### Data to use ###
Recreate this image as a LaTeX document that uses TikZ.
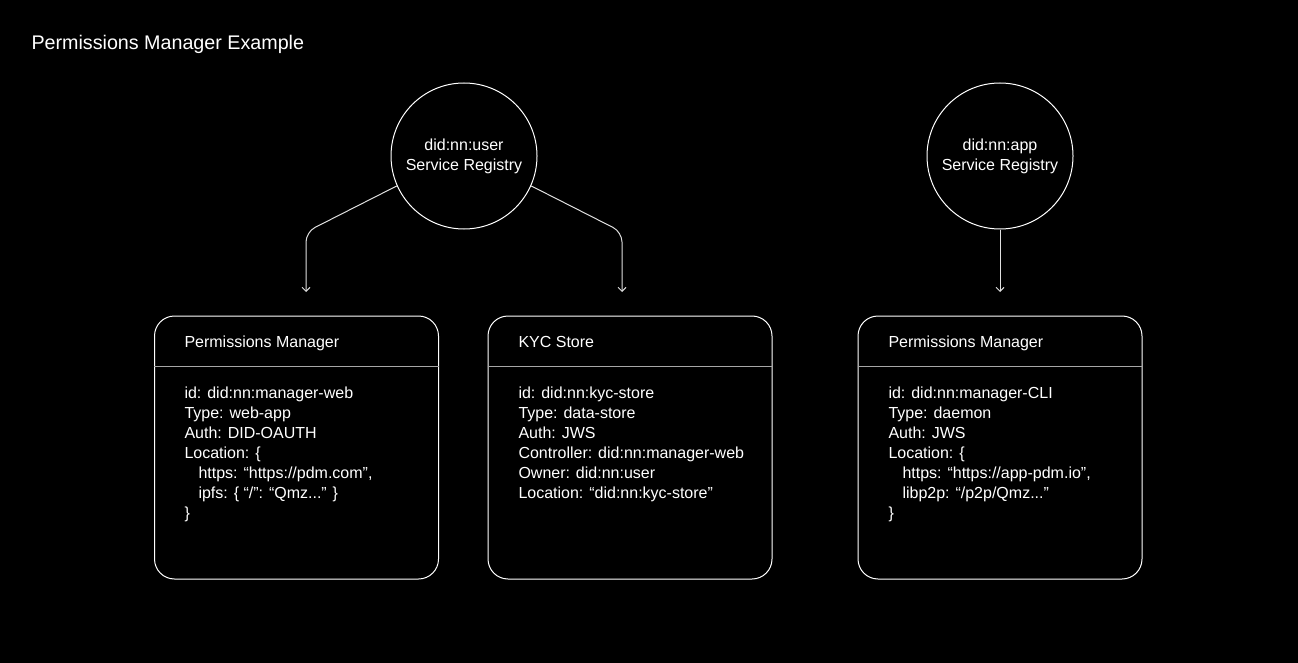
\documentclass[tikz,border=0pt]{standalone}
\usepackage{fontspec}
\setmainfont{Liberation Sans}
\usetikzlibrary{arrows.meta}
\begin{document}
\begin{tikzpicture}[x=1pt,y=-1pt,
  line width=1pt,
  every node/.style={text=white},
  reg/.style={circle,draw=white,minimum size=146pt,inner sep=0pt,align=center,font=\fontsize{16}{20}\selectfont},
  card/.style={draw=white,rounded corners=20pt,minimum width=284pt,minimum height=263pt,inner sep=0pt},
  divider/.style={draw=white!65!black},
  ttl/.style={anchor=base west,inner sep=0pt,font=\fontsize{16}{20}\selectfont},
  body/.style={anchor=base west,inner sep=0pt,align=left,font=\fontsize{16}{20}\selectfont},
  conn/.style={draw=white!88!black,rounded corners=10pt,-{Straight Barb[length=4pt,width=8pt]}}
]
\fill[black] (0,0) rectangle (1298,663);
\useasboundingbox (0,0) rectangle (1298,663);

\node[anchor=base west,inner sep=0pt,font=\fontsize{19.7}{24}\selectfont] (title) at (31,49.5) {Permissions Manager Example};

\node[reg] (c1) at (464,156) {did:nn:user\\Service Registry};
\node[reg] (c2) at (1000,156) {did:nn:app\\Service Registry};

\node[card] (b1) at (296.5,447.5) {};
\node[card] (b2) at (630,447.5) {};
\node[card] (b3) at (1000,447.5) {};

\draw[divider] (b1.west |- 0,366) -- (b1.east |- 0,366);
\draw[divider] (b2.west |- 0,366) -- (b2.east |- 0,366);
\draw[divider] (b3.west |- 0,366) -- (b3.east |- 0,366);

\node[ttl] (t1) at (184,347) {Permissions Manager};
\node[ttl] (t2) at (518,347) {KYC Store};
\node[ttl] (t3) at (888,347) {Permissions Manager};

% base anchor of a multi-line node is the baseline of its last line
\node[body] (d1) at (184,518) {id: did:nn:manager-web\\Type: web-app\\Auth: DID-OAUTH\\Location: \{\\\hspace*{14pt}https: “https://pdm.com”,\\\hspace*{14pt}ipfs: \{ “/”: “Qmz...” \}\\\}};
\node[body] (d2) at (518,498) {id: did:nn:kyc-store\\Type: data-store\\Auth: JWS\\Controller: did:nn:manager-web\\Owner: did:nn:user\\Location: “did:nn:kyc-store”};
\node[body] (d3) at (888,518) {id: did:nn:manager-CLI\\Type: daemon\\Auth: JWS\\Location: \{\\\hspace*{14pt}https: “https://app-pdm.io”,\\\hspace*{14pt}libp2p: “/p2p/Qmz...”\\\}};

\coordinate (k1) at (306,232);
\coordinate (e1) at (306,292);
\coordinate (k2) at (622,232);
\coordinate (e2) at (622,292);
\coordinate (e3) at (1000,292);

\draw[conn] (c1.204) -- (k1) -- (e1);
\draw[conn] (c1.336) -- (k2) -- (e2);
\draw[conn] (c2.south) -- (e3);
\end{tikzpicture}
\end{document}
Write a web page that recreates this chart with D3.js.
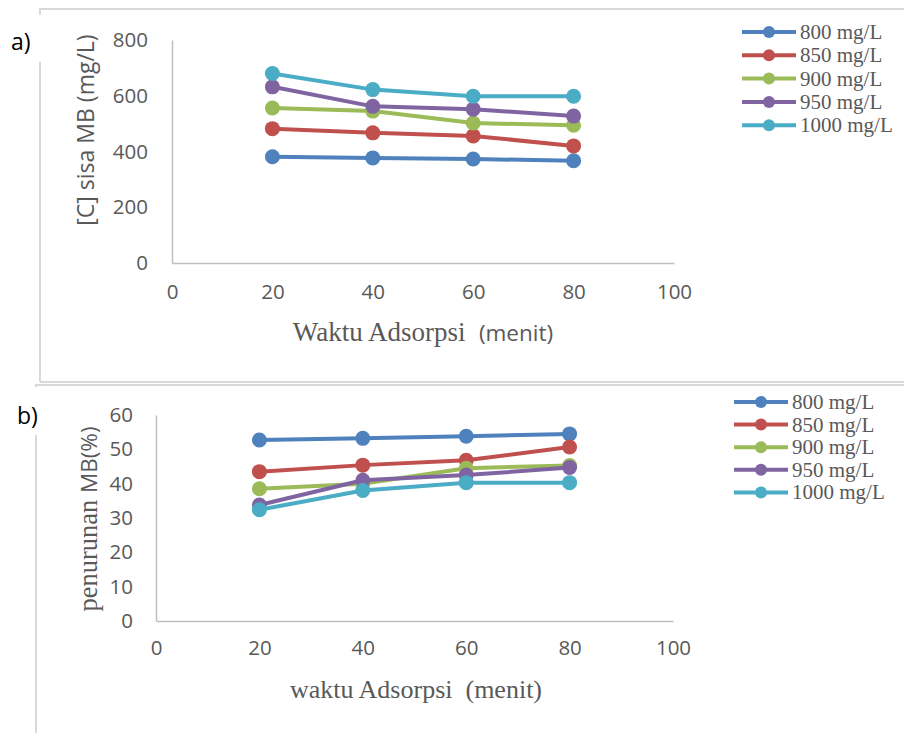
<!DOCTYPE html>
<html>
<head>
<meta charset="utf-8">
<script src="https://cdn.jsdelivr.net/npm/d3@7"></script>
<style>
  html, body { margin: 0; padding: 0; background: #fff; }
  svg { display: block; }
</style>
</head>
<body>
<svg id="chart" width="904" height="733"></svg>
<script>
// ---------- DATA ----------
const times = [20, 40, 60, 80];
const seriesNames = ["800 mg/L", "850 mg/L", "900 mg/L", "950 mg/L", "1000 mg/L"];
const seriesColors = ["#4F81BD", "#C0504D", "#9BBB59", "#8064A2", "#4BACC6"];

// a) [C] sisa MB (mg/L)
const sisa800  = [381, 377, 373, 367];
const sisa850  = [482, 467, 456, 420];
const sisa900  = [556, 545, 502, 494];
const sisa950  = [632, 562, 552, 527];
const sisa1000 = [680, 622, 598, 598];

// b) penurunan MB (%)
const turun800  = [52.7, 53.2, 53.8, 54.5];
const turun850  = [43.5, 45.4, 46.8, 50.7];
const turun900  = [38.5, 40.0, 44.5, 45.3];
const turun950  = [33.8, 41.0, 42.5, 44.7];
const turun1000 = [32.4, 38.0, 40.3, 40.3];

const xTicks = [0, 20, 40, 60, 80, 100];
const yTicksA = [0, 200, 400, 600, 800];
const yTicksB = [0, 10, 20, 30, 40, 50, 60];

// ---------- DRAW ----------
const svg = d3.select("#chart");
const SANS = "'Open Sans', 'Liberation Sans', sans-serif";
const SERIF = "'Liberation Serif', 'DejaVu Serif', serif";
const TXT = "#595959";
const FRAME = "#D9D9D9";
const AXIS = "#BFBFBF";

// Outer frames
const frames = svg.append("g").attr("stroke", FRAME).attr("stroke-width", 2).attr("fill", "none");
frames.append("path").attr("d", "M40,382 V9 H904");
frames.append("path").attr("d", "M40,382 H904");
frames.append("path").attr("d", "M36,733 V385 H904");

// Panel labels with white backing
function panelLabel(txt, x, y, bx, by, bw, bh) {
  svg.append("rect").attr("x", bx).attr("y", by).attr("width", bw).attr("height", bh).attr("fill", "#fff");
  svg.append("text").attr("x", x).attr("y", y).text(txt)
    .attr("font-family", SANS).attr("font-size", 23).attr("fill", "#000");
}
panelLabel("a)", 11, 50, 0, 15, 60, 47);
panelLabel("b)", 17, 424, 0, 387, 64, 48);

function drawPanel(cfg) {
  const g = svg.append("g");
  const x = d3.scaleLinear().domain([0, 100]).range([cfg.x0, cfg.x1]);
  const y = d3.scaleLinear().domain(cfg.yDomain).range([cfg.yBottom, cfg.yTop]);

  // axes
  const yAx = g.append("g").attr("transform", `translate(${cfg.x0},0)`)
    .call(d3.axisLeft(y).tickValues(cfg.yTicks).tickSize(0).tickPadding(cfg.yPad));
  const xAx = g.append("g").attr("transform", `translate(0,${cfg.yBottom})`)
    .call(d3.axisBottom(x).tickValues(xTicks).tickSize(0).tickPadding(cfg.xPad));
  [yAx, xAx].forEach(a => {
    a.select(".domain").attr("stroke", AXIS).attr("stroke-width", 1.5);
    a.selectAll("text").attr("font-family", SANS).attr("font-size", 20.5).attr("fill", TXT);
  });

  // lines & markers
  const line = d3.line().x((d, i) => x(times[i])).y(d => y(d));
  cfg.series.forEach((vals, si) => {
    const sg = g.append("g");
    sg.append("path").datum(vals).attr("d", line)
      .attr("fill", "none").attr("stroke", seriesColors[si]).attr("stroke-width", 4)
      .attr("stroke-linejoin", "round");
    sg.selectAll("circle").data(vals).join("circle")
      .attr("cx", (d, i) => x(times[i])).attr("cy", d => y(d)).attr("r", 7.5)
      .attr("fill", seriesColors[si]);
  });

  // legend
  const lg = g.append("g");
  seriesNames.forEach((name, i) => {
    const ly = cfg.legY + i * cfg.legStep;
    lg.append("line").attr("x1", cfg.legX).attr("x2", cfg.legX + 54).attr("y1", ly).attr("y2", ly)
      .attr("stroke", seriesColors[i]).attr("stroke-width", 4);
    lg.append("circle").attr("cx", cfg.legX + 27).attr("cy", ly).attr("r", 6).attr("fill", seriesColors[i]);
    lg.append("text").attr("x", cfg.legX + 58).attr("y", ly).attr("dy", "0.33em").text(name)
      .attr("font-family", SERIF).attr("font-size", 21).attr("fill", TXT);
  });
  return { g, x, y };
}

const pA = drawPanel({
  x0: 172, x1: 674, yTop: 40, yBottom: 263, yDomain: [0, 800], yTicks: yTicksA,
  yPad: 24, xPad: 21,
  series: [sisa800, sisa850, sisa900, sisa950, sisa1000],
  legX: 742, legY: 32, legStep: 23.3
});
const pB = drawPanel({
  x0: 156, x1: 673, yTop: 415, yBottom: 621, yDomain: [0, 60], yTicks: yTicksB,
  yPad: 23, xPad: 19,
  series: [turun800, turun850, turun900, turun950, turun1000],
  legX: 734, legY: 402, legStep: 22.6
});

// axis titles
// a) y title
svg.append("text").attr("transform", "translate(94,130) rotate(-90)")
  .attr("text-anchor", "middle").attr("font-family", SANS).attr("font-size", 23).attr("fill", TXT)
  .text("[C] sisa MB (mg/L)");
// a) x title (mixed fonts)
const tA = svg.append("text").attr("x", 423).attr("y", 341).attr("text-anchor", "middle").attr("fill", TXT);
tA.append("tspan").attr("font-family", SERIF).attr("font-size", 27).text("Waktu Adsorpsi\u00A0\u00A0");
tA.append("tspan").attr("font-family", SANS).attr("font-size", 22.5).text("(menit)");

// b) y title (mixed fonts)
const tB = svg.append("text").attr("transform", "translate(97,519) rotate(-90)")
  .attr("text-anchor", "middle").attr("fill", TXT);
tB.append("tspan").attr("font-family", SERIF).attr("font-size", 26.5).text("penurunan ");
tB.append("tspan").attr("font-family", SANS).attr("font-size", 22.5).text("MB(%)");

// b) x title
svg.append("text").attr("x", 416).attr("y", 698).attr("text-anchor", "middle")
  .attr("font-family", SERIF).attr("font-size", 26).attr("fill", TXT)
  .text("waktu Adsorpsi\u00A0\u00A0(menit)");
</script>
</body>
</html>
###
Do this: Nothing but the lines from the start of the records above through the line with "(title) at (31,49.5)" should be retyped, each exactly as written; leave out all pictures.

Exercise answer:
Recreate this image as a LaTeX document that uses TikZ.
\documentclass[tikz,border=0pt]{standalone}
\usepackage{fontspec}
\setmainfont{Liberation Sans}
\usetikzlibrary{arrows.meta}
\begin{document}
\begin{tikzpicture}[x=1pt,y=-1pt,
  line width=1pt,
  every node/.style={text=white},
  reg/.style={circle,draw=white,minimum size=146pt,inner sep=0pt,align=center,font=\fontsize{16}{20}\selectfont},
  card/.style={draw=white,rounded corners=20pt,minimum width=284pt,minimum height=263pt,inner sep=0pt},
  divider/.style={draw=white!65!black},
  ttl/.style={anchor=base west,inner sep=0pt,font=\fontsize{16}{20}\selectfont},
  body/.style={anchor=base west,inner sep=0pt,align=left,font=\fontsize{16}{20}\selectfont},
  conn/.style={draw=white!88!black,rounded corners=10pt,-{Straight Barb[length=4pt,width=8pt]}}
]
\fill[black] (0,0) rectangle (1298,663);
\useasboundingbox (0,0) rectangle (1298,663);

\node[anchor=base west,inner sep=0pt,font=\fontsize{19.7}{24}\selectfont] (title) at (31,49.5) {Permissions Manager Example};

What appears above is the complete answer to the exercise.